De Parochie in Aerdenhout heeft de pastorie en een bijgebouw verhuurd aan het COA voor de opvang van maximaal dertig alleenstaande minderjarige vreemdelingen. Het COA wil begin december de eerste asielzoekers opvangen. De omwonenden van de pastorie hadden een kort geding aangespannen tegen de Parochie om het gebruik van de pastorie als opvanglocatie tegen te houden. Ook het COA was partij in de procedure.

Erfdienstbaarheden uit 1904 en 1918

De omwonenden hebben zich beroepen op erfdienstbaarheden uit 1904 en 1918. Daarin zijn afspraken gemaakt over het gebruik van het terrein die nog steeds gelden. Volgens de omwonenden is het gebruik van de pastorie als opvanglocatie in strijd met die erfdienstbaarheden. Uit de akten van de erfdienstbaarheden blijkt dat alleen een herenhuis is toegestaan en dat het landelijk karakter behouden moet blijven. Ook is op het terrein van de Parochie geen hotel of pension toegestaan.

Het oordeel van de voorzieningenrechter

De voorzieningenrechter is het niet met de omwonenden eens. In een akte uit 1920 is een uitzondering gemaakt op de erfdienstbaarheden van 1904 en 1918 om de bouw van een Rooms-Katholieke kerk met bijgebouwen mogelijk te maken. De kerk wordt nog steeds gebruikt voor kerkdiensten, huwelijken en uitvaarten. Daarnaast is de zorg voor mensen in nood een taak van de kerk. De voorzieningenrechter is daarom van oordeel dat de opvang van vreemdelingen in de pastorie past binnen de akte uit 1920, waarin een Rooms-Katholieke kerk met wat daar bij hoort, is toegestaan.

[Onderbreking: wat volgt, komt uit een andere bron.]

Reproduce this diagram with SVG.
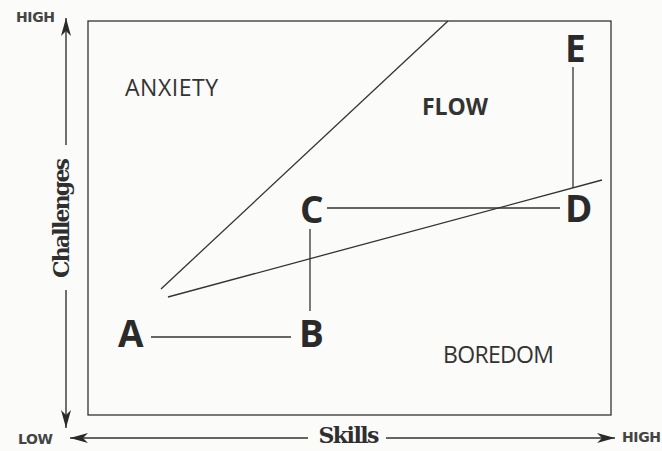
<svg xmlns="http://www.w3.org/2000/svg" width="662" height="451" viewBox="0 0 662 451">
<style>
.ln{stroke:#333;stroke-width:1.3;fill:none}
.ax{stroke:#333;stroke-width:1.4;fill:none}
.hl{font-family:"DejaVu Sans",sans-serif;font-weight:bold;font-size:14px;fill:#444}
.ser{font-family:"DejaVu Serif",serif;font-weight:bold;font-size:22px;fill:#2f2f2f}
.zone{font-family:"Open Sans",sans-serif;font-size:23px;fill:#333}
.pt{font-family:"Open Sans",sans-serif;font-weight:bold;font-size:37px;fill:#2a2a2a}
</style>
<defs>
<marker id="arr" viewBox="0 0 18 10" refX="18" refY="5" markerWidth="18" markerHeight="10" markerUnits="userSpaceOnUse" orient="auto-start-reverse">
<path d="M0,0 L18,5 L0,10 L5,5 Z" fill="#2a2a2a"/>
</marker>
</defs>
<rect width="662" height="451" fill="#fbfbf9"/>
<g id="frame">
<rect x="88" y="21" width="523" height="394" class="ln"/>
</g>
<g id="axes">
<line x1="66" y1="18" x2="66" y2="145" class="ax" marker-start="url(#arr)"/>
<line x1="66" y1="290" x2="66" y2="428" class="ax" marker-end="url(#arr)"/>
<line x1="70" y1="438" x2="308" y2="438" class="ax" marker-start="url(#arr)"/>
<line x1="386" y1="438" x2="615" y2="438" class="ax" marker-end="url(#arr)"/>
<text x="16" y="22" class="hl" textLength="39">HIGH</text>
<text x="18" y="444" class="hl" textLength="35">LOW</text>
<text x="622" y="442" class="hl" textLength="39">HIGH</text>
<text x="349" y="443" class="ser" text-anchor="middle" textLength="61">Skills</text>
<text transform="translate(69,218) rotate(-90)" class="ser" text-anchor="middle" textLength="120">Challenges</text>
</g>
<g id="regions">
<text x="125" y="96" class="zone" textLength="93">ANXIETY</text>
<text x="422" y="115" class="zone" font-weight="bold" textLength="66">FLOW</text>
<text x="443" y="363" class="zone" textLength="111">BOREDOM</text>
</g>
<g id="channel">
<line x1="161" y1="289" x2="448" y2="21" class="ln"/>
<line x1="168" y1="297" x2="602" y2="180" class="ln"/>
</g>
<g id="connectors">
<line x1="151" y1="337" x2="291" y2="337" class="ln"/>
<line x1="310" y1="311" x2="310" y2="229" class="ln"/>
<line x1="327" y1="208" x2="560" y2="208" class="ln"/>
<line x1="573" y1="188" x2="573" y2="67" class="ln"/>
</g>
<g id="node-A"><text x="118" y="347" class="pt" textLength="27">A</text></g>
<g id="node-B"><text x="299" y="347" class="pt" textLength="22">B</text></g>
<g id="node-C"><text x="300" y="223" class="pt" textLength="22">C</text></g>
<g id="node-D"><text x="565" y="222" class="pt" textLength="25">D</text></g>
<g id="node-E"><text x="565" y="62" class="pt" textLength="18">E</text></g>
</svg>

Bovendien is het gebruik van de pastorie als opvanglocatie voor alleenstaande minderjarige vreemdelingen niet in strijd met de erfdienstbaarheden uit 1904 en 1918. De voorzieningenrechter is van oordeel dat de pastorie gelijk is te stellen met een herenhuis. Ook vindt de voorzieningenrechter dat de opvanglocatie voor alleenstaande minderjarige vreemdelingen geen hotel of pension is.